Problem statement:
Copy exactly the lines from the beginning of the data down to and including the line holding "(roi) at (558.5,112.5)", without any pictures.
>>>>>
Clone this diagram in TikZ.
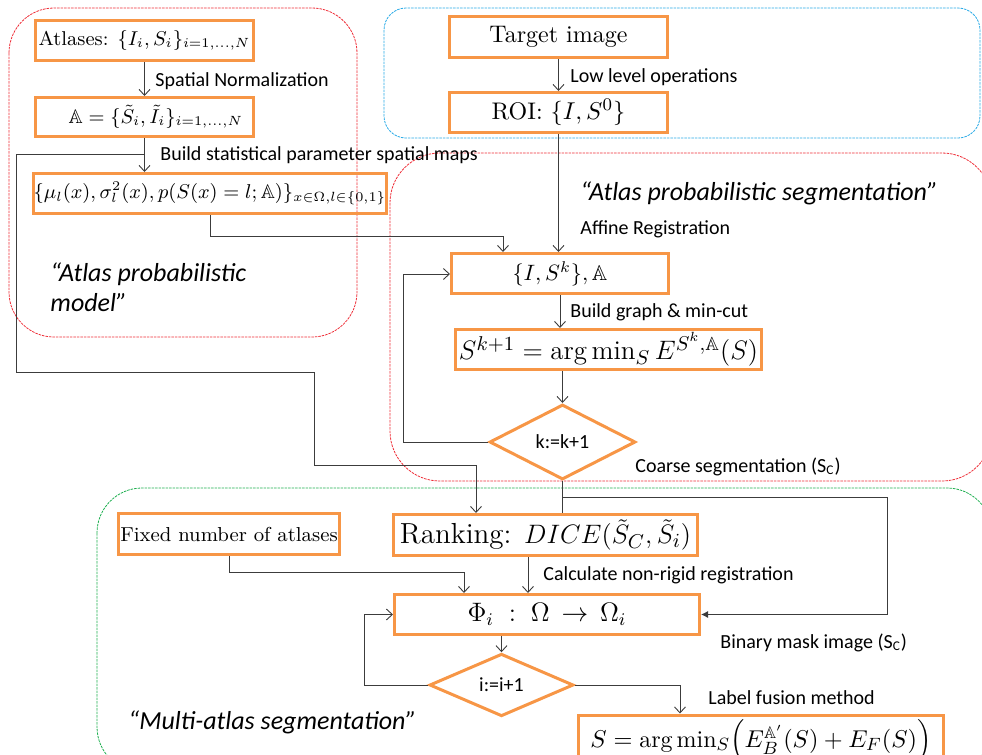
\documentclass[tikz,border=0pt]{standalone}
\usepackage{amsmath,amssymb}
\usepackage{fontspec}
\newfontfamily\calfont{Carlito}
\usetikzlibrary{shapes.geometric,arrows.meta}
\definecolor{boxorange}{RGB}{247,150,70}
\definecolor{grpred}{RGB}{238,45,55}
\definecolor{grpblue}{RGB}{40,170,230}
\definecolor{grpgreen}{RGB}{30,175,80}
\definecolor{wire}{RGB}{60,60,60}
\newcommand{\pxu}{0.45pt}
\newcommand{\fs}[1]{\fontsize{\fpeval{0.45*#1}pt}{\fpeval{0.52*#1}pt}\selectfont}

\begin{document}
\begin{tikzpicture}[x=\pxu,y=-\pxu,
  procbox/.style={draw=boxorange, line width=3*\pxu, rectangle, inner sep=2*\pxu},
  decision/.style={draw=boxorange, line width=3*\pxu, diamond, inner sep=\pxu, font=\calfont\fs{20}},
  group/.style={line width=0.8*\pxu, dash pattern=on 2.5*\pxu off 1*\pxu},
  wirelab/.style={anchor=west, inner sep=0pt, font=\calfont\fs{20}},
  grouplab/.style={anchor=west, inner sep=0pt, align=left, font=\calfont\itshape\fs{26}},
  flow/.style={draw=wire, line width=0.9*\pxu, -{Straight Barb[length=6*\pxu,width=11*\pxu]}},
  link/.style={draw=wire, line width=0.9*\pxu}]
  \clip (0,0) rectangle (982,755);

  % Group frames
  \draw[group, grpred, rounded corners=45*\pxu] (9,8) rectangle (357,337);
  \draw[group, grpblue, rounded corners=22*\pxu] (384,8) rectangle (980,138);
  \draw[group, grpred, rounded corners=50*\pxu] (390,153) rectangle (992,481);
  \draw[group, grpgreen, rounded corners=45*\pxu] (97,488) rectangle (992,772);

  % Atlas probabilistic model
  \node[procbox, minimum width=218*\pxu, minimum height=40*\pxu, font=\fs{20}] (atlases) at (144.5,40.5) {Atlases: $\{I_i,S_i\}_{i=1,\dots,N}$};
  \node[procbox, minimum width=218*\pxu, minimum height=39*\pxu, text width=197*\pxu, align=flush right, font=\fs{19.7}] (normA) at (144.5,117) {$\mathbb{A}=\{\tilde S_i,\tilde I_i\}_{i=1,\dots,N}$};
  \node[procbox, minimum width=349*\pxu, minimum height=40*\pxu, inner sep=0pt, font=\fs{19.7}] (stats) at (210,193.5) {$\{\mu_l(x),\sigma_l^2(x),p(S(x)=l;\mathbb{A})\}_{x\in\Omega,l\in\{0,1\}}$};

  % Target image
  \node[procbox, minimum width=218*\pxu, minimum height=41*\pxu, font=\fs{24}] (target) at (558.5,37) {Target image};
  \node[procbox, minimum width=218*\pxu, minimum height=40*\pxu, font=\fs{24}] (roi) at (558.5,112.5) {ROI: $\{I,S^0\}$};

  % Atlas probabilistic segmentation
  \node[procbox, minimum width=217*\pxu, minimum height=40*\pxu, font=\fs{21.4}] (reg) at (560,273.5) {$\{I,S^k\},\mathbb{A}$};
  \node[procbox, minimum width=306*\pxu, minimum height=40*\pxu, font=\fs{27}] (cut) at (608.5,349.5) {$S^{k+1}=\arg\min_S E^{S^k,\mathbb{A}}(S)$};
  \node[decision, minimum width=146*\pxu, minimum height=75*\pxu] (kloop) at (562.5,442) {k:=k+1};

  % Multi-atlas segmentation
  \node[procbox, minimum width=217*\pxu, minimum height=41*\pxu, font=\fs{20.2}] (fixed) at (229,534) {Fixed number of atlases};
  \node[procbox, minimum width=304*\pxu, minimum height=41*\pxu, font=\fs{29}] (rank) at (545.5,535) {Ranking: $DICE(\tilde S_C,\tilde S_i)$};
  \node[procbox, minimum width=305*\pxu, minimum height=40*\pxu, font=\fs{26}] (phi) at (547,614.5) {$\Phi_i\;:\;\Omega\,\rightarrow\,\Omega_i$};
  \node[decision, minimum width=144*\pxu, minimum height=52*\pxu] (iloop) at (501.5,685) {i:=i+1};
  \node[procbox, minimum width=365*\pxu, minimum height=52*\pxu, font=\fs{24}] (fusion) at (761,741) {$S=\arg\min_S\Bigl(E_B^{\mathbb{A}'}(S)+E_F(S)\Bigr)$};

  % Bend points
  \coordinate (split) at (144.5,154);
  \coordinate (mapin) at (503,236);
  \coordinate (kback) at (403,274);
  \coordinate (bigturn) at (476,465);
  \coordinate (maskturn) at (887,497);
  \coordinate (fixturn) at (464,572);
  \coordinate (nonrigid) at (528,575);
  \coordinate (iback) at (364,614.5);
  \coordinate (fuseturn) at (680,684);

  % Connectors
  \draw[flow] (atlases) -- (normA);
  \draw[flow] (normA.south -| atlases) -- (atlases |- stats.north);
  \draw[flow] (target) -- (roi);
  \draw[flow] (roi) -- (roi |- reg.north);
  \draw[flow] (stats.south) |- (mapin) -- (mapin |- reg.north);
  \draw[flow] (reg) -- (reg |- cut.north);
  \draw[flow] (cut.south -| kloop) -- (kloop);
  \draw[flow] (kloop.west) -| (kback) -- (kback -| reg.west);
  \draw[flow] (split) -| (16,372) -| (314,465) -- (bigturn) -- (bigturn |- rank.north);
  \draw[link] (kloop.south) -- (kloop.south |- rank.north);
  \draw[link, -{Latex[length=7*\pxu,width=7*\pxu]}] (kloop.south |- maskturn) -- (maskturn) |- (phi.east);
  \draw[flow] (fixed.south) |- (fixturn) -- (fixturn |- phi.north);
  \draw[flow] (nonrigid |- rank.south) -- (nonrigid |- phi.north);
  \draw[flow] (phi.south -| iloop) -- (iloop);
  \draw[flow] (iloop.west) -| (iback) -- (phi.west);
  \draw[flow] (iloop.east) -| (fuseturn |- fusion.north);

  % Connector labels
  \node[wirelab] (lspatial) at (155,81) {Spatial Normalization};
  \node[wirelab] (lmaps) at (160,155) {Build statistical parameter spatial maps};
  \node[wirelab] (llow) at (570,77) {Low level operations};
  \node[wirelab] (laffine) at (580,229) {Affine Registration};
  \node[wirelab] (lgraph) at (570,312) {Build graph \& min-cut};
  \node[wirelab] (lcoarse) at (635,467) {Coarse segmentation (S\textsubscript{C})};
  \node[wirelab] (lnonrigid) at (543,575) {Calculate non-rigid registration};
  \node[wirelab] (lmask) at (720,643) {Binary mask image (S\textsubscript{C})};
  \node[wirelab] (lfusion) at (708,698) {Label fusion method};

  % Group labels
  \node[grouplab] (gmodel) at (50,287) {“Atlas probabilistic\\model”};
  \node[grouplab] (gseg) at (580,193) {“Atlas probabilistic segmentation”};
  \node[grouplab] (gmulti) at (128,722) {“Multi-atlas segmentation”};
\end{tikzpicture}
\end{document}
<<<<<
Solution to the problem:
Clone this diagram in TikZ.
\documentclass[tikz,border=0pt]{standalone}
\usepackage{amsmath,amssymb}
\usepackage{fontspec}
\newfontfamily\calfont{Carlito}
\usetikzlibrary{shapes.geometric,arrows.meta}
\definecolor{boxorange}{RGB}{247,150,70}
\definecolor{grpred}{RGB}{238,45,55}
\definecolor{grpblue}{RGB}{40,170,230}
\definecolor{grpgreen}{RGB}{30,175,80}
\definecolor{wire}{RGB}{60,60,60}
\newcommand{\pxu}{0.45pt}
\newcommand{\fs}[1]{\fontsize{\fpeval{0.45*#1}pt}{\fpeval{0.52*#1}pt}\selectfont}

\begin{document}
\begin{tikzpicture}[x=\pxu,y=-\pxu,
  procbox/.style={draw=boxorange, line width=3*\pxu, rectangle, inner sep=2*\pxu},
  decision/.style={draw=boxorange, line width=3*\pxu, diamond, inner sep=\pxu, font=\calfont\fs{20}},
  group/.style={line width=0.8*\pxu, dash pattern=on 2.5*\pxu off 1*\pxu},
  wirelab/.style={anchor=west, inner sep=0pt, font=\calfont\fs{20}},
  grouplab/.style={anchor=west, inner sep=0pt, align=left, font=\calfont\itshape\fs{26}},
  flow/.style={draw=wire, line width=0.9*\pxu, -{Straight Barb[length=6*\pxu,width=11*\pxu]}},
  link/.style={draw=wire, line width=0.9*\pxu}]
  \clip (0,0) rectangle (982,755);

  % Group frames
  \draw[group, grpred, rounded corners=45*\pxu] (9,8) rectangle (357,337);
  \draw[group, grpblue, rounded corners=22*\pxu] (384,8) rectangle (980,138);
  \draw[group, grpred, rounded corners=50*\pxu] (390,153) rectangle (992,481);
  \draw[group, grpgreen, rounded corners=45*\pxu] (97,488) rectangle (992,772);

  % Atlas probabilistic model
  \node[procbox, minimum width=218*\pxu, minimum height=40*\pxu, font=\fs{20}] (atlases) at (144.5,40.5) {Atlases: $\{I_i,S_i\}_{i=1,\dots,N}$};
  \node[procbox, minimum width=218*\pxu, minimum height=39*\pxu, text width=197*\pxu, align=flush right, font=\fs{19.7}] (normA) at (144.5,117) {$\mathbb{A}=\{\tilde S_i,\tilde I_i\}_{i=1,\dots,N}$};
  \node[procbox, minimum width=349*\pxu, minimum height=40*\pxu, inner sep=0pt, font=\fs{19.7}] (stats) at (210,193.5) {$\{\mu_l(x),\sigma_l^2(x),p(S(x)=l;\mathbb{A})\}_{x\in\Omega,l\in\{0,1\}}$};

  % Target image
  \node[procbox, minimum width=218*\pxu, minimum height=41*\pxu, font=\fs{24}] (target) at (558.5,37) {Target image};
  \node[procbox, minimum width=218*\pxu, minimum height=40*\pxu, font=\fs{24}] (roi) at (558.5,112.5) {ROI: $\{I,S^0\}$};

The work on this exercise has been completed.